Roman de la Rose, written for, and presented to, Christina de Lindesay, Dame de Coucy, 1323.

Rime di Petrarca et Cançoni di Dante. One of the most important manuscripts of the two poets, written during the lifetime of Petrarch, or immediately after his death, by Paul the Scribe for Lorenzo, the son of Carlo degli Strozzi, a member of one of the noblest families of Florence.

Lydgate's Siege of Troy, probably written for William Carent, of Carent's Court, in the Isle of Purbeck, about 1420. The volume has illuminated borders and seventy miniatures, and bears the arms of Carent at the end.

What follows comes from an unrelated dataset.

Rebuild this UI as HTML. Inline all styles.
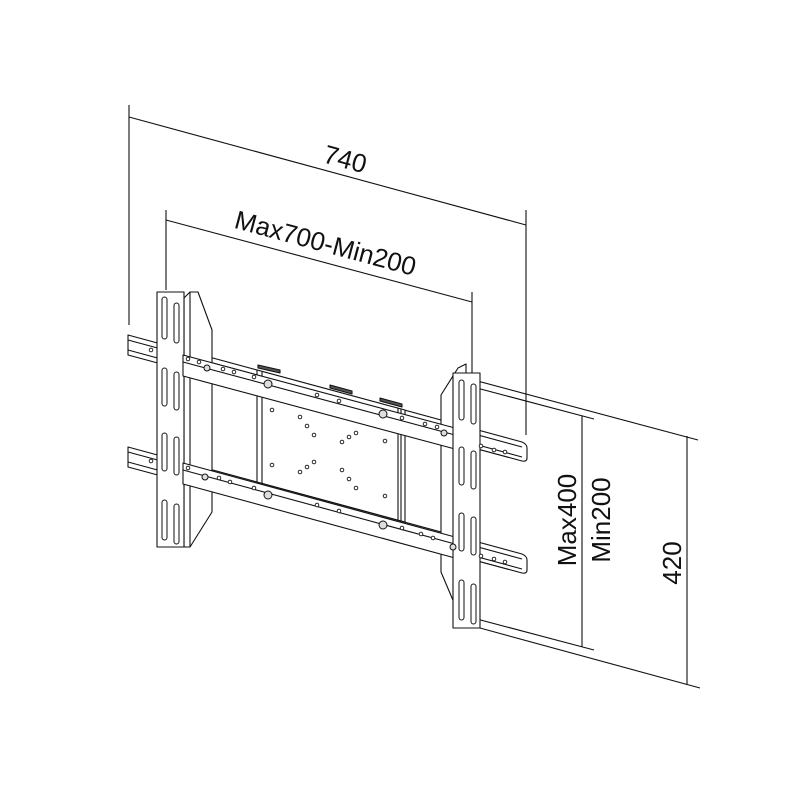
<!DOCTYPE html>
<html><head><meta charset="utf-8"><style>
html,body{margin:0;padding:0;background:#fff}
svg{display:block}
text{font-family:"Liberation Sans",Arial,sans-serif;fill:#111}
</style></head><body>
<svg width="810" height="810" viewBox="0 0 810 810" xmlns="http://www.w3.org/2000/svg">
<g stroke="#111" stroke-width="1.1" fill="none">
<!-- dimension 740 -->
<line x1="129" y1="105" x2="129" y2="325"/>
<line x1="526" y1="210" x2="526" y2="435"/>
<line x1="129" y1="117" x2="526" y2="225"/>
<!-- dimension Max700 -->
<line x1="166" y1="210" x2="166" y2="290"/>
<line x1="472" y1="292" x2="472" y2="375"/>
<line x1="166" y1="220" x2="472" y2="302"/>
<!-- Max400 -->
<line x1="473" y1="387" x2="594" y2="419"/>
<line x1="473" y1="618" x2="594" y2="650"/>
<line x1="582" y1="416" x2="582" y2="647"/>
<!-- 420 -->
<line x1="455" y1="375" x2="698" y2="440"/>
<line x1="480" y1="628" x2="700" y2="688"/>
<line x1="687" y1="436" x2="687" y2="685"/>
</g>

<g stroke="#111" stroke-width="1.1" fill="#fff" stroke-linejoin="round">
<!-- back wall rails -->
<path d="M128 335 L522 442 Q527 444 527 448 L527 458 Q527 462 522 461 L128 355 Z"/>
<path d="M128 340 L522 447 M128 350 L522 457" fill="none"/>
<path d="M128 447 L522 554 Q527 556 527 560 L527 570 Q527 574 522 573 L128 467 Z"/>
<path d="M128 452 L522 559 M128 462 L522 569" fill="none"/>

<!-- left flange -->
<path d="M184 298 L190 292 L198 292 L212 330 L212 512 L190 547 L184 547 Z"/>
<line x1="190" y1="292" x2="190" y2="547"/>
<!-- left plate -->
<rect x="157" y="292" width="27" height="255"/>
<!-- right flange -->
<path d="M458 368 L466 364 L466 628 L455 605 L441 572 L441 395 Z"/>
<!-- center plate -->
<path d="M257 370 L405 410 L405 522 L257 482 Z"/>
<path d="M262 372 L262 484 M398 408 L398 520 M401 409 L401 521" fill="none"/>
<path d="M258 365 L280 370 L280 373 L258 368 Z M330 385 L352 391 L352 394 L330 388 Z M380 398 L402 404 L402 407 L380 401 Z" fill="#555"/>
<!-- front crossbars -->
<path d="M183 355 L455 428 L455 449 L183 376 Z"/>
<line x1="183" y1="362" x2="455" y2="435"/>
<path d="M183 463 L455 537 L455 558 L183 484 Z"/>
<line x1="183" y1="470" x2="455" y2="544"/>
<!-- right plate -->
<rect x="453" y="373" width="27" height="255"/>
</g>

<!-- slots -->
<g stroke="#111" stroke-width="1" fill="#fff">
<rect x="162" y="297" width="5" height="42" rx="2.5"/>
<rect x="174" y="303" width="5" height="40" rx="2.5"/>
<rect x="162" y="368" width="5" height="38" rx="2.5"/>
<rect x="174" y="372" width="5" height="38" rx="2.5"/>
<rect x="162" y="433" width="5" height="38" rx="2.5"/>
<rect x="174" y="437" width="5" height="38" rx="2.5"/>
<rect x="162" y="500" width="5" height="40" rx="2.5"/>
<rect x="174" y="504" width="5" height="40" rx="2.5"/>
<rect x="459" y="380" width="5" height="40" rx="2.5"/>
<rect x="471" y="384" width="5" height="40" rx="2.5"/>
<rect x="459" y="447" width="5" height="38" rx="2.5"/>
<rect x="471" y="451" width="5" height="38" rx="2.5"/>
<rect x="459" y="513" width="5" height="38" rx="2.5"/>
<rect x="471" y="517" width="5" height="38" rx="2.5"/>
<rect x="459" y="580" width="5" height="40" rx="2.5"/>
<rect x="471" y="584" width="5" height="40" rx="2.5"/>
</g>

<!-- dots -->
<g stroke="#111" stroke-width="0.9" fill="#fff">
<circle cx="151" cy="350" r="1.8"/><circle cx="151" cy="461" r="1.8"/>
<circle cx="188" cy="359" r="1.8"/><circle cx="199" cy="362" r="1.8"/><circle cx="223" cy="369" r="1.8"/>
<circle cx="234" cy="372" r="1.8"/><circle cx="254" cy="377" r="1.8"/><circle cx="317" cy="395" r="1.8"/>
<circle cx="339" cy="401" r="1.8"/><circle cx="402" cy="418" r="1.8"/><circle cx="425" cy="424" r="1.8"/>
<circle cx="437" cy="427" r="1.8"/>
<circle cx="188" cy="468" r="1.8"/><circle cx="219" cy="478" r="1.8"/><circle cx="230" cy="482" r="1.8"/>
<circle cx="254" cy="488" r="1.8"/><circle cx="317" cy="505" r="1.8"/><circle cx="339" cy="511" r="1.8"/>
<circle cx="402" cy="528" r="1.8"/><circle cx="421" cy="534" r="1.8"/><circle cx="433" cy="538" r="1.8"/>
<circle cx="481" cy="446" r="1.8"/><circle cx="494" cy="450" r="1.8"/><circle cx="505" cy="452" r="1.8"/>
<circle cx="481" cy="556" r="1.8"/><circle cx="494" cy="559" r="1.8"/><circle cx="505" cy="562" r="1.8"/>
<circle cx="272" cy="410" r="1.8"/><circle cx="300" cy="417" r="1.8"/><circle cx="307" cy="426" r="1.8"/><circle cx="314" cy="435" r="1.8"/>
<circle cx="342" cy="442" r="1.8"/><circle cx="349" cy="437" r="1.8"/><circle cx="356" cy="433" r="1.8"/><circle cx="385" cy="441" r="1.8"/>
<circle cx="272" cy="465" r="1.8"/><circle cx="300" cy="472" r="1.8"/><circle cx="307" cy="467" r="1.8"/><circle cx="314" cy="462" r="1.8"/>
<circle cx="342" cy="470" r="1.8"/><circle cx="349" cy="479" r="1.8"/><circle cx="356" cy="488" r="1.8"/><circle cx="385" cy="496" r="1.8"/>
</g>
<g stroke="#111" stroke-width="1" fill="#ddd">
<circle cx="268" cy="384" r="4"/><circle cx="383" cy="414" r="4"/>
<circle cx="268" cy="495" r="4"/><circle cx="383" cy="525" r="4"/>
<circle cx="207" cy="368" r="3"/><circle cx="205" cy="477" r="3"/>
<circle cx="444" cy="433" r="3"/><circle cx="453" cy="547" r="3"/>
</g>

<!-- labels -->
<text x="345" y="168" font-size="26" text-anchor="middle" transform="rotate(15.2 345 160)">740</text>
<text x="325" y="252" font-size="26" text-anchor="middle" transform="rotate(15 325 245)">Max700-Min200</text>
<text x="0" y="0" font-size="26" text-anchor="middle" transform="translate(576 520) rotate(-90)">Max400</text>
<text x="0" y="0" font-size="26" text-anchor="middle" transform="translate(610 520) rotate(-90)">Min200</text>
<text x="0" y="0" font-size="26" text-anchor="middle" transform="translate(681 563) rotate(-90)">420</text>
</svg>
</body></html>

Missale Romanum, six volumes folio, written on vellum in 1510-17 for Cardinal Pompeo Colonna. The tradition handed down by the family was that the large full-page illuminations with which the manuscript is adorned were executed by Raphael about the year 1517, when the owner was made a cardinal; and there is no doubt that, if not actually by his hand, the work was done by his followers under his supervision. In all probability, we may say that the large miniatures are painted by Timoteo Viti, and the illuminations and arabesques by Litti di Filippo de' Corbizi.[103]

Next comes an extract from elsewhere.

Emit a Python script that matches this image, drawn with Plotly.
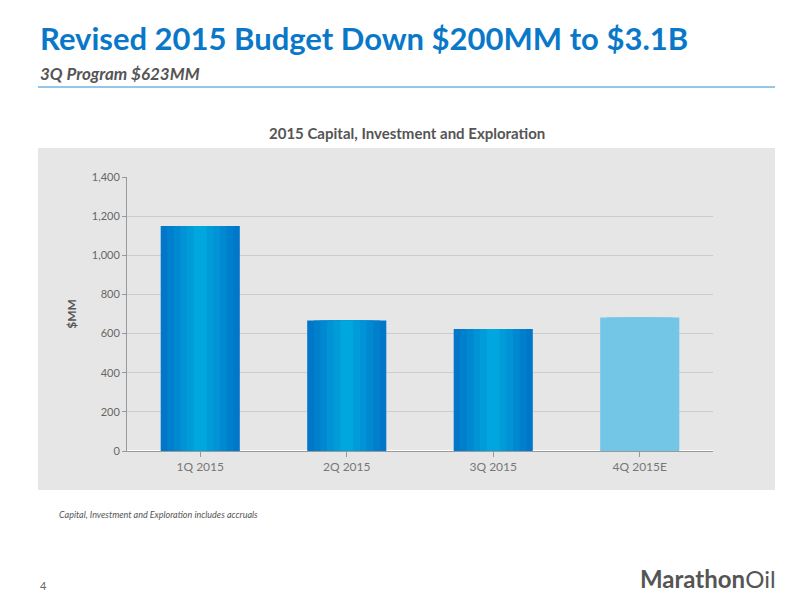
import plotly.graph_objects as go

categories = ["1Q 2015", "2Q 2015", "3Q 2015", "4Q 2015E"]
values = [1150, 667, 623, 682]
yticks = [0, 200, 400, 600, 800, 1000, 1200, 1400]

W, H = 800, 600
OFF = 8  # page body margin offset
L, R, T, B = 127, 713, 177, 451  # plot area in screen pixels
PW, PH = R - L, B - T
fx = lambda x: (x - L) / PW
fy = lambda y: (B - y) / PH

fig = go.Figure()
widths = [0.54, 0.45, 0.36, 0.27, 0.18, 0.09]
dark = (0, 119, 200); light = (0, 166, 222)
for i, w in enumerate(widths):
    t = i / (len(widths) - 1)
    c = tuple(int(dark[k] + (light[k] - dark[k]) * t) for k in range(3))
    cols = [f"rgb{c}"] * 3 + ["#74c6e6"]
    fig.add_bar(x=categories, y=values, width=w, marker=dict(color=cols, line_width=0),
                hoverinfo="skip" if i else None, showlegend=False)

fig.add_shape(type="rect", xref="paper", yref="paper", x0=fx(38), x1=fx(775),
              y0=fy(490), y1=fy(148), fillcolor="#e6e6e6", line_width=0, layer="below")
fig.add_shape(type="line", xref="paper", yref="paper", x0=fx(38), x1=fx(775),
              y0=fy(87), y1=fy(87), line=dict(color="#2a8fd0", width=1))

fig.update_layout(
    width=W, height=H, barmode="overlay", plot_bgcolor="rgba(0,0,0,0)", paper_bgcolor="white",
    margin=dict(l=L - OFF, r=W - R + OFF, t=T - OFF, b=H - B + OFF),
    font=dict(family="Lato, Open Sans, sans-serif", color="#666"),
    xaxis=dict(showline=True, linecolor="#999", ticks="outside", tickcolor="#999", ticklen=5,
               tickfont=dict(size=12, color="#777")),
    yaxis=dict(range=[0, 1400], tickvals=yticks, tickformat=",", showline=True, linecolor="#999",
               ticks="outside", tickcolor="#999", ticklen=4, gridcolor="#cccccc",
               tickfont=dict(size=11, color="#666"),
               title=dict(text="<b>$MM</b>", font=dict(size=12, color="#555"), standoff=12)),
)
ann = [
    (38, 38, "<b>Revised 2015 Budget Down $200MM to $3.1B</b>", "left",
     dict(size=31, color="#0a78c8", family="Lato, sans-serif")),
    (38, 74, "<b><i>3Q Program $623MM</i></b>", "left", dict(size=17, color="#555")),
    (407, 133, "<b>2015 Capital, Investment and Exploration</b>", "center", dict(size=15, color="#555")),
    (57, 514, "<i>Capital, Investment and Exploration includes accruals</i>", "left", dict(size=9, color="#555")),
    (38, 585, "4", "left", dict(size=11, color="#666")),
    (778, 578, "<b>Marathon</b>Oil", "right", dict(size=24, color="#555", family="Lato, sans-serif")),
]
for x, y, text, xa, font in ann:
    fig.add_annotation(x=fx(x), y=fy(y), text=text, xanchor=xa, yanchor="middle", font=font,
                       xref="paper", yref="paper", showarrow=False)
fig.write_html("out.html")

Some of the more notable of the incunabula are two block-books—the first Dutch edition of the Speculum Humanæ Salvationis, and a copy of the Ars Memorativa printed before 1474-75. Cicero, Officiorum libri tres, printed at Mentz by Fust and Schoeffer in 1465. Lactantius, Opera, printed in the Monastery of Subiaco, near Rome, by Sweynheym and Pannartz in 1465. Higden's Polychronicon and the Boke of Eneydos, printed by Caxton in 1482 and 1490. The Chronicles of England and the Speculum Christiani, printed by Machlinia. Lyndewode, Constitutiones provinciales ecclesiæ anglicanæ, printed at Oxford by Rood and Hunte in 1483-85. The Croniclis of Englōde with the frute of timis, from the St. Albans press.

Among other books of later dates deserving of special notice may be mentioned—Vespucci, Paesi novamente retrovati, Vicenza, 1507. The first and very rare edition of the celebrated Thesis of Luther against the system of indulgences, which he affixed to the gate of the University of Wittemberg, 1517. Huon of Bordeaux, printed by Wynkyn de Worde about 1534—believed to be unique. Archbishop Parker's De Antiquitate Britannicæ Ecclesiæ, London, 1572. A magnificent set of De Bry's Grands et Petits Voyages, in one hundred and eighty-two volumes, 1590-1644. A Booke containing all such Proclamations as were published during the Raigne of Elizabeth (and James I.); collected by Humphrey Dyson, London, 1618. The first and second Shakespeare folios. Three copies of the first edition of Milton's Paradise Lost, with the first, third and fourth title-pages.